------ Material for the task

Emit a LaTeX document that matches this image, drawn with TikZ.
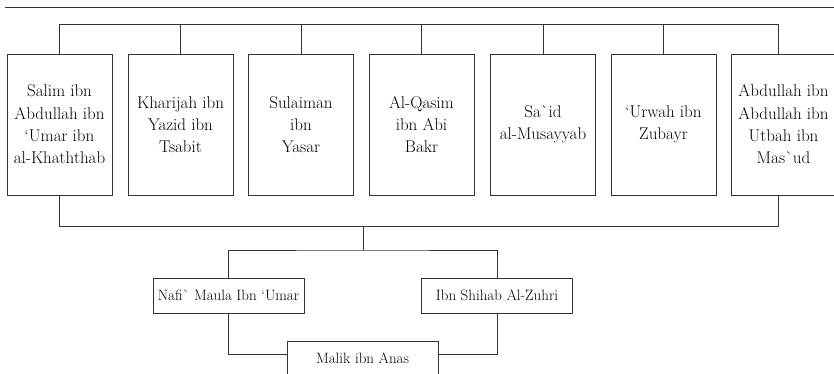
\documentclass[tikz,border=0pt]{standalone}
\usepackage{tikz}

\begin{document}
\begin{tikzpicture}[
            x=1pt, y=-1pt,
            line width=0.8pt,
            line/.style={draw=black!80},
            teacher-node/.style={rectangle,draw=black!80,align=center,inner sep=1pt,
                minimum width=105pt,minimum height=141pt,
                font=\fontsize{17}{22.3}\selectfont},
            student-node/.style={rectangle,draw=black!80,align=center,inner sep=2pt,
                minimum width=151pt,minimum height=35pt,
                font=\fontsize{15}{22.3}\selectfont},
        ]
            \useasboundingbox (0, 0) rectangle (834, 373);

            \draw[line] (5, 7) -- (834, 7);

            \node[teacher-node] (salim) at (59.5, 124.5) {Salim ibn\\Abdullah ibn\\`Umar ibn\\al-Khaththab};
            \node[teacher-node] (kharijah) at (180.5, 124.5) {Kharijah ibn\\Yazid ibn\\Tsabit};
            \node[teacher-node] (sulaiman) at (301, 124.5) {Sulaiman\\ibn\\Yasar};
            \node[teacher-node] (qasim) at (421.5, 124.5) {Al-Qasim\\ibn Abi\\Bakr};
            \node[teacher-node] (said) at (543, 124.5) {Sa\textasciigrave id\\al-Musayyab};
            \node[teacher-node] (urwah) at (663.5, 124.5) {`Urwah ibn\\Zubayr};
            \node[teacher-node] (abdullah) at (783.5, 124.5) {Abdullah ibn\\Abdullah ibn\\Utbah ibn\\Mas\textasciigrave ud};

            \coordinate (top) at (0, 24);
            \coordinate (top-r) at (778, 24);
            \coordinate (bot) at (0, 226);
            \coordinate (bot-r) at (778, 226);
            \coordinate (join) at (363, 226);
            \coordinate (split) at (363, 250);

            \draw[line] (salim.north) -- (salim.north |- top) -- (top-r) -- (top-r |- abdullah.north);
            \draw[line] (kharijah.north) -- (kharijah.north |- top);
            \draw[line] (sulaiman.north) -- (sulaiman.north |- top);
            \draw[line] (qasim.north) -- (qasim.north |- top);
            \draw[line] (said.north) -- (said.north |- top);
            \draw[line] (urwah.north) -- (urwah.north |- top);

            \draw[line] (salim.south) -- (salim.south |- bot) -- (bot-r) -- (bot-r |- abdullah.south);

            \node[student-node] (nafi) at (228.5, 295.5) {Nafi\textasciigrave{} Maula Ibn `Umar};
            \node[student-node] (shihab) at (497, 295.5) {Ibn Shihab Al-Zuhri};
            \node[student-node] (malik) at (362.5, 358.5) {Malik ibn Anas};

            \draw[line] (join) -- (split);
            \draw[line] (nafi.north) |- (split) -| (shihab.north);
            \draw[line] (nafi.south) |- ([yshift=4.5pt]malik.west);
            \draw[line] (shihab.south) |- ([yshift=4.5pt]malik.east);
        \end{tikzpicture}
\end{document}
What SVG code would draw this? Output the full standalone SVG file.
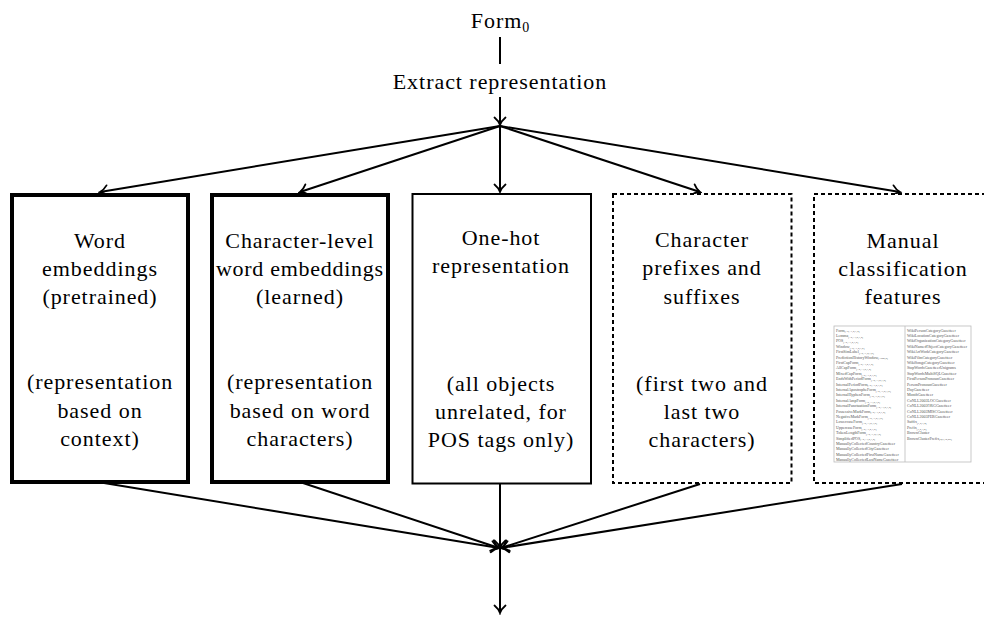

------------

Task statement
Without the pictures, write out all of the material exactly.

Exercise result
Emit a LaTeX document that matches this image, drawn with TikZ.
\documentclass[tikz,border=0pt]{standalone}
\usepackage{tikz}

\begin{document}
\begin{tikzpicture}[
            x=1pt, y=-1pt,
            line width=0.8pt,
            line/.style={draw=black!80},
            teacher-node/.style={rectangle,draw=black!80,align=center,inner sep=1pt,
                minimum width=105pt,minimum height=141pt,
                font=\fontsize{17}{22.3}\selectfont},
            student-node/.style={rectangle,draw=black!80,align=center,inner sep=2pt,
                minimum width=151pt,minimum height=35pt,
                font=\fontsize{15}{22.3}\selectfont},
        ]
            \useasboundingbox (0, 0) rectangle (834, 373);

            \draw[line] (5, 7) -- (834, 7);

            \node[teacher-node] (salim) at (59.5, 124.5) {Salim ibn\\Abdullah ibn\\`Umar ibn\\al-Khaththab};
            \node[teacher-node] (kharijah) at (180.5, 124.5) {Kharijah ibn\\Yazid ibn\\Tsabit};
            \node[teacher-node] (sulaiman) at (301, 124.5) {Sulaiman\\ibn\\Yasar};
            \node[teacher-node] (qasim) at (421.5, 124.5) {Al-Qasim\\ibn Abi\\Bakr};
            \node[teacher-node] (said) at (543, 124.5) {Sa\textasciigrave id\\al-Musayyab};
            \node[teacher-node] (urwah) at (663.5, 124.5) {`Urwah ibn\\Zubayr};
            \node[teacher-node] (abdullah) at (783.5, 124.5) {Abdullah ibn\\Abdullah ibn\\Utbah ibn\\Mas\textasciigrave ud};

            \coordinate (top) at (0, 24);
            \coordinate (top-r) at (778, 24);
            \coordinate (bot) at (0, 226);
            \coordinate (bot-r) at (778, 226);
            \coordinate (join) at (363, 226);
            \coordinate (split) at (363, 250);

            \draw[line] (salim.north) -- (salim.north |- top) -- (top-r) -- (top-r |- abdullah.north);
            \draw[line] (kharijah.north) -- (kharijah.north |- top);
            \draw[line] (sulaiman.north) -- (sulaiman.north |- top);
            \draw[line] (qasim.north) -- (qasim.north |- top);
            \draw[line] (said.north) -- (said.north |- top);
            \draw[line] (urwah.north) -- (urwah.north |- top);

            \draw[line] (salim.south) -- (salim.south |- bot) -- (bot-r) -- (bot-r |- abdullah.south);

            \node[student-node] (nafi) at (228.5, 295.5) {Nafi\textasciigrave{} Maula Ibn `Umar};
            \node[student-node] (shihab) at (497, 295.5) {Ibn Shihab Al-Zuhri};
            \node[student-node] (malik) at (362.5, 358.5) {Malik ibn Anas};

            \draw[line] (join) -- (split);
            \draw[line] (nafi.north) |- (split) -| (shihab.north);
            \draw[line] (nafi.south) |- ([yshift=4.5pt]malik.west);
            \draw[line] (shihab.south) |- ([yshift=4.5pt]malik.east);
        \end{tikzpicture}
\end{document}
What SVG code would draw this? Output the full standalone SVG file.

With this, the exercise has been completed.